Edward Shibira Lusialula v Republic [2021] KEHC 7077 (KLR) | Sentencing Principles | Esheria

Edward Shibira Lusialula v Republic [2021] KEHC 7077 (KLR)

Full Case Text

REPUBLIC OF KENYA

IN THE HIGH COURT OF KENYA AT KITALE

MISC. CRIMINAL APPLICATION NO. 188 OF 2018

(Original Conviction and Sentence of the Kitale

Chief Magistrate’s Court Criminal case No. 4417 of 2017 )

EDWARD SHIBIRA LUSIALULA.........................APPLICANT

VESUS

REPUBLIC...........................................................RESPONDENT

RULING

The Applicant, Edward Shibira Lusialula was convicted of the charge of causing grievous harm contrary to Section 234 of the Penal code. The trial court held that the Prosecution had established to the required standard of Proof that the Applicant unlawfully caused grievous harm to Samuel Wanjala (Complainant) by biting and amputating the Complainant’s index finger. He was sentenced to serve five (5) years imprisonment. The sentence was meted out on 2nd October 2018.

Although the Applicant made an application to this court for extension of time to appeal out of time, this court in exercise of Jurisdiction Under Article 165 of the Constitution and Section 362 of Criminal Procedure Code, and in the interest of justice, allow the Applicant to mitigate his sentence. The Applicant told the court that he had been sufficiently punished taking into consideration the offence that he had committed. He was married with three children. He pleaded with the court to favourably consider his application for review of sentence so that he can be released to take care of his family.

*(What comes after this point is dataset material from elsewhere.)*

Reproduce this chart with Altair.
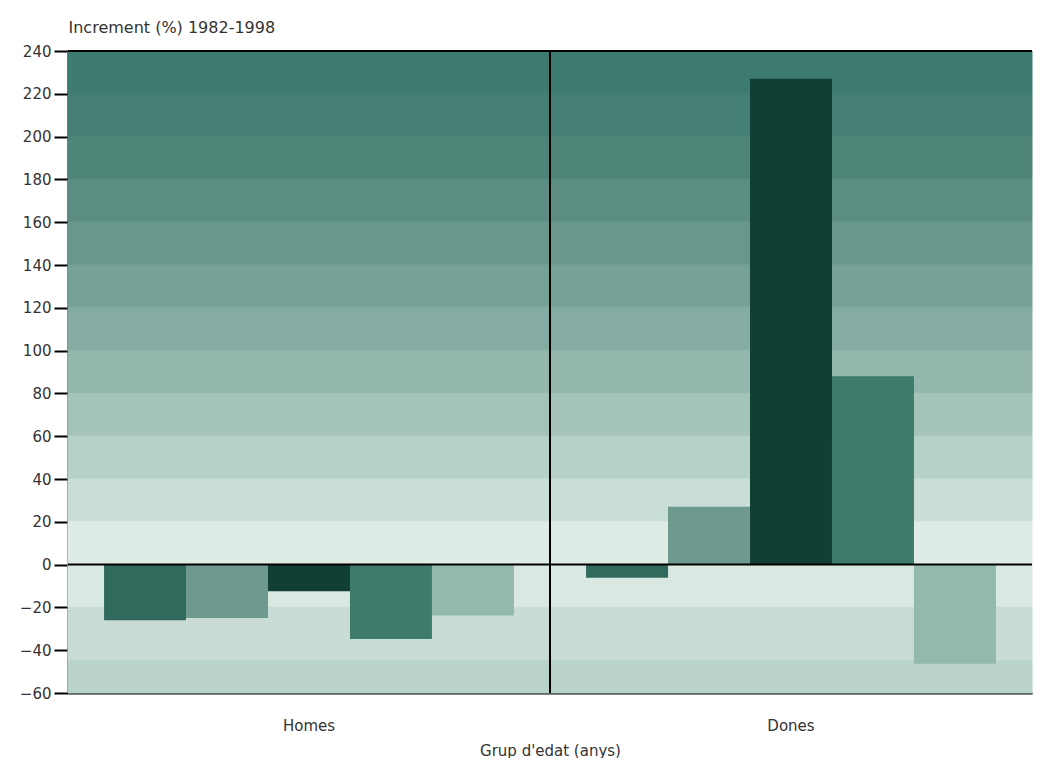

This court has carefully considered the Applicant’s plea for reduction of custodial sentence. This court will not interfere with the sentencing discretion of the trial unless certain factors come to the fore. In Shadrack kipkoech Kogo –Vs- R Eldoret Criminal Appeal No. 253 of 2003, the Court of Appeal held thus:

“Sentence is essentially an exercise of discretion by the trial court and for this  court to interfere it must be shown that in passing the sentence, the sentencing court take into account an irrelevant factor that the wrong principle was applied or that short of these, the sentence itself is so excessive and therefore an error of principle and must be interfered with (See also Sayaka –Vs- R [1989] KLR 306).”

In the present application, it was clear to the court that the custodial sentence meted on the Applicant was not proportional to the crime committed. As observed by the court in the Australian case of R –Vs- Scott ( 2005) NSWCCA 152 ( Howe,Grove and Barr JJ:

“There is a fundamental and immutable principle of sentencing that this sentence imposed must ultimately reflect the objective seriousness of the offence committed and there must be a reasonable proportionality between the sentence passed in the circumstances of the crime committed ….”

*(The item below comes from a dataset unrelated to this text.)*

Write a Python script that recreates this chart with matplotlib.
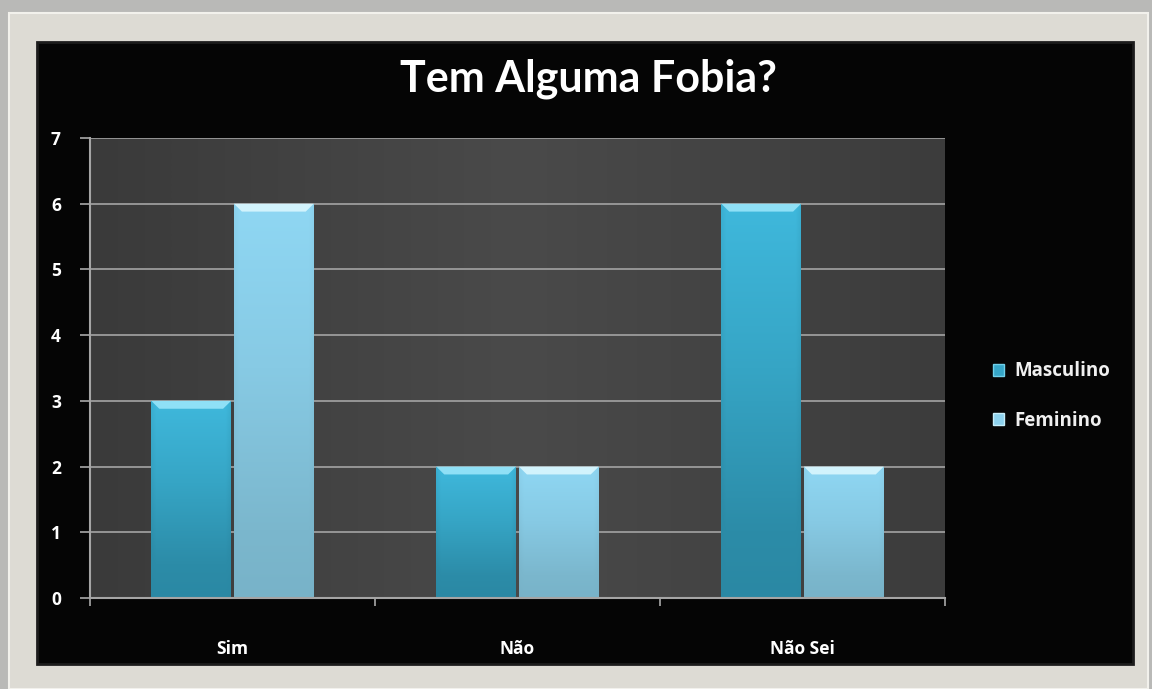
import numpy as np
import matplotlib
matplotlib.use("Agg")
import matplotlib.pyplot as plt
from matplotlib.patches import Rectangle, Polygon, Patch
from matplotlib.colors import LinearSegmentedColormap

categories = ["Sim", "Não", "Não Sei"]
series_names = ["Masculino", "Feminino"]
masculino = [3, 2, 6]
feminino = [6, 2, 2]
yticks = [0, 1, 2, 3, 4, 5, 6, 7]
title = "Tem Alguma Fobia?"

plt.rcParams['font.family'] = ['Lato', 'DejaVu Sans']

W, H = 1152, 689
fig = plt.figure(figsize=(W / 100, H / 100), dpi=100)
fig.patch.set_facecolor('#b9b9b7')

def fx(px):
    return px / W

def fy(py):
    return 1 - py / H

# beige frame
fig.patches.append(Rectangle((fx(9), 0), fx(1148) - fx(9), fy(13), transform=fig.transFigure,
                             facecolor='#dddbd4', edgecolor='#f2f1ec', lw=1.5, zorder=-3))
# black panel
fig.patches.append(Rectangle((fx(37), fy(664)), fx(1133) - fx(37), fy(42) - fy(664),
                             transform=fig.transFigure, facecolor='#050505',
                             edgecolor='#1c1c1c', lw=2, zorder=-2))

ax = fig.add_axes([fx(90), fy(598), fx(945) - fx(90), fy(138) - fy(598)])
ax.set_facecolor('none')
ax.set_xlim(-0.5, 2.5)
ax.set_ylim(0, 7)

# plot-area gradient background
grad = np.linspace(0, 1, 256).reshape(1, -1)
bg_cmap = LinearSegmentedColormap.from_list('bg', ['#3a3a3a', '#4a4a4a', '#3c3c3c'])
ax.imshow(grad, extent=(-0.5, 2.5, 0, 7), aspect='auto', cmap=bg_cmap, zorder=0,
          interpolation='bicubic')

# gridlines
for y in yticks[1:]:
    ax.axhline(y, color='#9c9c9c', lw=1.3, zorder=1)

x = np.arange(len(categories))
bw = 0.28
off = 0.145
series = [masculino, feminino]
cmaps = [
    LinearSegmentedColormap.from_list('m', ['#28839e', '#2c8ca8', '#36a5c5', '#3fb8dc']),
    LinearSegmentedColormap.from_list('f', ['#74adc2', '#7bb7cd', '#87cae4', '#8fd7f3']),
]
tops = ['#8fe0f6', '#d2f3fc']
for i, vals in enumerate(series):
    bars = ax.bar(x + (i * 2 - 1) * off, vals, width=bw, color='none', edgecolor='none', zorder=2)
    for b in bars:
        x0, y0 = b.get_x(), b.get_y()
        w, h = b.get_width(), b.get_height()
        hx = np.linspace(0, 1, 64)
        vy = np.linspace(0, 1, 64)
        edge = np.clip(np.minimum(hx, 1 - hx) / 0.06, 0, 1)
        Z = (0.2 + 0.8 * vy[:, None]) * (0.85 + 0.15 * edge[None, :])
        im = ax.imshow(Z, extent=(x0, x0 + w, y0, y0 + h), origin='lower', aspect='auto',
                       cmap=cmaps[i], vmin=0, vmax=1, zorder=2, interpolation='bilinear')
        im.set_clip_path(b)
        bev = 0.12
        bx = 0.028
        ax.add_patch(Polygon([(x0, y0 + h), (x0 + w, y0 + h), (x0 + w - bx, y0 + h - bev),
                              (x0 + bx, y0 + h - bev)], closed=True, facecolor=tops[i],
                             edgecolor='none', zorder=3))

tick_font = {'family': 'Open Sans', 'weight': 'bold'}
ax.set_xticks([-0.5, 0.5, 1.5, 2.5], minor=False)
ax.set_xticklabels([])
ax.set_xticks(x, minor=True)
ax.set_xticklabels(categories, minor=True, fontdict=tick_font)
ax.tick_params(axis='x', which='major', length=6, color='#9c9c9c', width=1.3, direction='out')
ax.tick_params(axis='x', which='minor', length=0, pad=30, labelcolor='white', labelsize=12.5)

ax.set_yticks(yticks)
ax.set_yticklabels([str(v) for v in yticks], fontdict=tick_font)
ax.tick_params(axis='y', length=7, color='#9c9c9c', width=1.3, direction='out', pad=14,
               labelcolor='white', labelsize=12.5)

for s in ['top', 'right']:
    ax.spines[s].set_visible(False)
for s in ['left', 'bottom']:
    ax.spines[s].set_color('#a5a5a5')
    ax.spines[s].set_linewidth(1.5)

fig.text(fx(588), fy(79), title, color='white', fontsize=31, fontweight='bold',
         ha='center', va='center')

handles = [Patch(facecolor='#36a6c8', edgecolor='#6fd0ea'),
           Patch(facecolor='#8dd2ee', edgecolor='#c6eefa')]
leg = fig.legend(handles, series_names, loc='center left',
                 bbox_to_anchor=(fx(976), fy(396)), frameon=False,
                 prop={'family': 'Open Sans', 'weight': 'bold', 'size': 13.5},
                 handlelength=0.6, handleheight=0.6, handletextpad=0.55, labelspacing=1.55)
for t in leg.get_texts():
    t.set_color('#f0f0f0')

fig.savefig('out.png', dpi=100, facecolor=fig.get_facecolor())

Upon reviewing the evidence that was adduced before the trial court, including the medical report that was adduced into evidence to support the charge, this court formed the view that the custodial sentence of five (5) years that was imposed on the Applicant was harsh and excess in the circumstances. Yes, the crime committed by the Applicant deserves a custodial sentence. However, the custodial sentence imposed was not proportional to the crime committed. This court noted that the Applicant is remorseful for the offence that he committed. He has learned his lesson during the period of his incarceration. He is ready to return back to the society.

The Applicant has already served a period of two and a half years of the term of imprisonment that was imposed by the trial court. This court forms the view that the Applicant has been sufficiently punished. The Applicant’s sentence is commuted to the period served. He is ordered released from Prison and set at liberty forthwith unless otherwise lawfully held. It is so ordered.

DATED AT KITALE THIS 10TH DAY OF MAY, 2021.